It is my day off and I have felt almost desperate for time alone since last week. This need for respite has been building for a while and reached a crescendo this weekend. For one, a talented woman who had been working in my department for a few months was terminated, let go, fired – how ever you want to say it, for no other reason than someone with power didn’t like her. It was messy; it was unjust. I was the guilty bystander watching it happen and with no way to stop it. It sucked the energy out of me.
My heart is full too for friends – for the one who is in the throes of chemo for breast cancer, for another who struggles to get on her feet after a decade of domestic abuse, for more still who are oppressed by the dark stain of alcoholism – to name only some struggles swirling in my circle.
Pain too in my own life, my new constant companion. “I co-exist with pain now,” I say to my friend as we filled our piping bags with bavarian cream at baking class. Both of us wearing chefs hats and little ties around our necks, metal bowls and spatulas thick with batter, and my heart breaking.
This weekend I hosted a reunion, organized by my mother, of childhood neighbours and friends. Before they arrived I found myself crumbling under the expected onslaught of happy memories that I knew would ram hard into the wall of loss.
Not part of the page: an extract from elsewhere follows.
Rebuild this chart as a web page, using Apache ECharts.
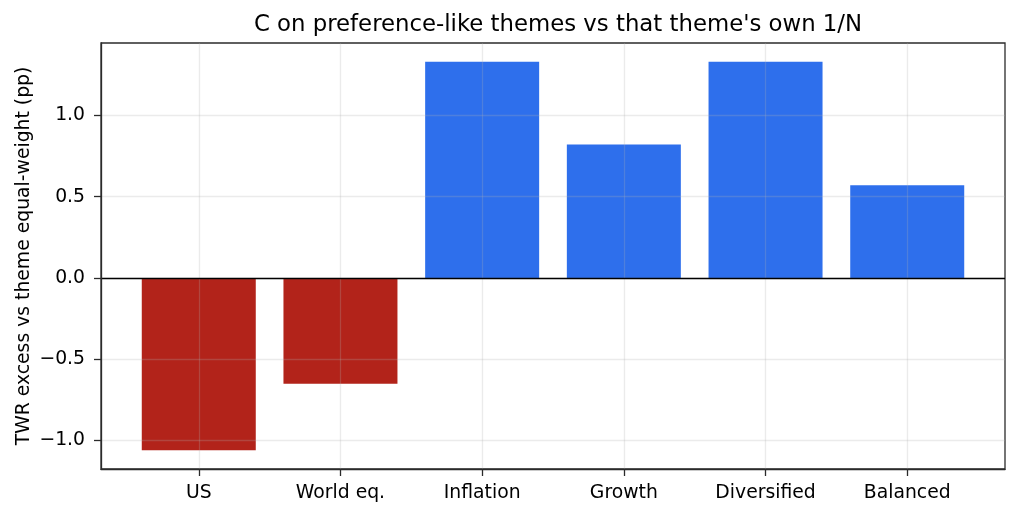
<!DOCTYPE html>
<html>
<head>
<meta charset="utf-8">
<script src="https://cdn.jsdelivr.net/npm/echarts@6/dist/echarts.min.js"></script>
<style>
  html, body { margin: 0; padding: 0; background: #fff; }
  #chart { width: 1020px; height: 517px; }
</style>
</head>
<body>
<div id="chart"></div>
<script>
var categories = ['US', 'World eq.', 'Inflation', 'Growth', 'Diversified', 'Balanced']
var values = [-1.06, -0.65, 1.33, 0.82, 1.33, 0.57]
var yTicks = [-1.0, -0.5, 0.0, 0.5, 1.0]

var xPos = categories.map(function (c, i) { return i })

// red for negative, blue for positive
var barData = values.map(function (v, i) {
  return {
    value: [i, v],
    itemStyle: { color: v < 0 ? '#b2231a' : '#2e6fec' }
  }
})

function fmtY(v) {
  var s = Math.abs(v).toFixed(1)
  return v < 0 ? '\u2212' + s : s
}

var FONT = 'DejaVu Sans'
var chart = echarts.init(document.getElementById('chart'))

var option = {
  animation: false,
  textStyle: { fontFamily: FONT },
  title: {
    text: "C on preference-like themes vs that theme's own 1/N",
    left: 553,
    textAlign: 'center',
    top: 9,
    textStyle: { fontSize: 22.8, fontWeight: 'normal', color: '#000', fontFamily: FONT }
  },
  grid: {
    left: 101, right: 15, top: 43, bottom: 48,
    show: true, borderColor: '#2b2b2b', borderWidth: 1.3, backgroundColor: 'transparent'
  },
  xAxis: {
    type: 'value',
    min: -0.69,
    max: 5.69,
    z: 5,
    axisLine: { show: true, onZero: false, lineStyle: { color: '#2b2b2b', width: 1.3 } },
    axisTick: { show: true, length: 7, customValues: xPos, lineStyle: { color: '#2b2b2b', width: 1.3 } },
    axisLabel: {
      customValues: xPos,
      margin: 15,
      fontSize: 18.8,
      fontFamily: FONT,
      color: '#000',
      formatter: function (v) { return categories[Math.round(v)] }
    },
    splitLine: { show: true, lineStyle: { color: 'rgba(176,176,176,0.25)', width: 1.3 } }
  },
  yAxis: {
    type: 'value',
    min: -1.175,
    max: 1.445,
    z: 5,
    name: 'TWR excess vs theme equal-weight (pp)',
    nameLocation: 'middle',
    nameGap: 67,
    nameMoveOverlap: false,
    nameTextStyle: { fontSize: 18.8, color: '#000', fontFamily: FONT },
    axisLine: { show: true, onZero: false, lineStyle: { color: '#2b2b2b', width: 1.3 } },
    axisTick: { show: true, length: 7, customValues: yTicks, lineStyle: { color: '#2b2b2b', width: 1.3 } },
    axisLabel: { customValues: yTicks, margin: 16, fontSize: 18.8, fontFamily: FONT, color: '#000', formatter: fmtY },
    splitLine: { show: true, lineStyle: { color: 'rgba(176,176,176,0.25)', width: 1.3 } }
  },
  series: [{
    type: 'bar',
    data: barData,
    barWidth: 114,
    markLine: {
      silent: true,
      symbol: 'none',
      label: { show: false },
      lineStyle: { color: '#000', width: 1.3, type: 'solid' },
      data: [{ yAxis: 0 }]
    }
  }]
}

chart.setOption(option)
</script>
</body>
</html>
My marriage only moments before the ringing of the door bell hanging on a precipice – dangling like a child held by the ankle by a lunatic parent over a balcony.
The weekend ending with the visit of a family who want to rent our house when we go away next year. Three gorgeous children bundled up in homemade sweaters and little shoes enter our house- shy smiles from the older ones, wide-open grins from the three year old as he stuck his hand in Ollie’s food dish and popped a bit of cat food in his mouth before anyone could stop him.
“We miss Paris,” the elegant woman said as she sat on our couch while our husbands looked at the garage, “but we don’t expect Toronto to be Paris. We look out for what it is, not what it is not.” It sounded like a zen koan to me.
Before me sits the allure of a sabbatical. By August 2011 I will be living in a small town in Holland working on the oral history interiviews of Henri Nouwen. My proposal was approved unanimously by the Collegium of the college where I work. Don will come with me using the unexpected inheritance from his mother. We have been offered a house for free from Laurent Nouwen, Henri’s brother. “Have it,” he says “and don’t worry too much.” Could I have designed something more perfect for myself if I had tried? All is being provided. All is being opened up for me.
It is Divine Grace. Holding me up like a cup on an ocean, never letting me go. Pulling me forward, ever forward.
Yet even so, I jerk my head around and look back over my shoulder, my hands outstretched reaching for what has been so cruelly taken away.
Time. I can only count on time to bridge the gap between what lies ahead and what has been. I will not go without Heiko. He must come with me. I have not found the way to do this yet. But I will. I trust this. It must be so, and when I do I will be the better for all of it. The world will be better for it too. It is not just for myself that I must undertake this work; it is for all of us. Just as your acts of courage are for me.